27 Oct Interview with Simon Allford on reaching net zero carbon
Building Magazine launched their Building Talks: Net Zero podcast series this week.
The first person to be interviewed was Simon Allford, Royal Institute of British Architects (RIBA) President, where he speaks with optimism, yet realism, regarding the role of architecture and construction in reaching a target of net zero carbon.
With the UK government’s recent publication of its long-awaited Heat and Building Strategy and Net Zero Strategy, along with the COP26 Climate Change Conference just days away, the issues discussed on the podcast could not be more pressing and relevant.
We took a listen to the podcast interview and took note of his key points.
The role of individual architects
Simon Allford states that each individual architect can play a role in targeting net zero carbon emissions by engaging with clients and contractors and explaining, influencing, and sharing the common goal with them. This way architects, together with the construction industry, can be part of the drive and solution to reducing the carbon footprint in the UK, and globally.
The value of buildings in the future
According to the RIBA President, buildings will have little value in the long term if they are not built with environmental factors and the carbon agenda in mind. It’s key to consider the carbon footprint of every material that we use and take steps to continually improve, while recognising that the materials we use are changing all the time. Although it is currently unrealistic to stop using concrete altogether, he said we must be persistent in reducing its use and finding alternatives.
Share the failures, not just the successes
However against the grain this may feel, Mr. Allford encourages the sharing of data and projects that have gone wrong with industry peers. By sharing the failures, not just the success stories, everyone gets to learn and improve together.

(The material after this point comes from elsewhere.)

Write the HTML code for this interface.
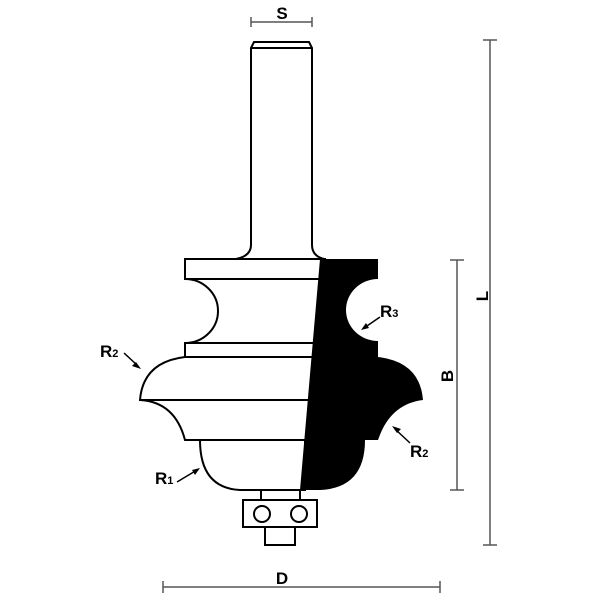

Every building project can be ‘retrofit’ of sorts
In the podcast, Simon Allford was questioned about whether we should be building new builds at all. He was very clear in his answer. He said that every building project could be approached as a retrofit, but that doesn’t mean that we don’t build new buildings.
When looking at a site, every architect, client, builder, and contractor should consider the site’s existing infrastructure, like the sewers, and structures, to gauge what can be re-used or recycled. Every build should fulfill a mantra of long-life and broad use.
How to best serve this and future generations
We thought Simon Allford listed off some basic essentials on how to approach each and every build. Think about how you:
- improve what you are doing
- use less
- reduce waste
- minimise how you make the build
- ensure the build is appropriate for use
Call for regulatory support from government
Simon Allford ended his interview by saying we needed more regulatory support from government to help set targets and drive the construction industry towards net zero.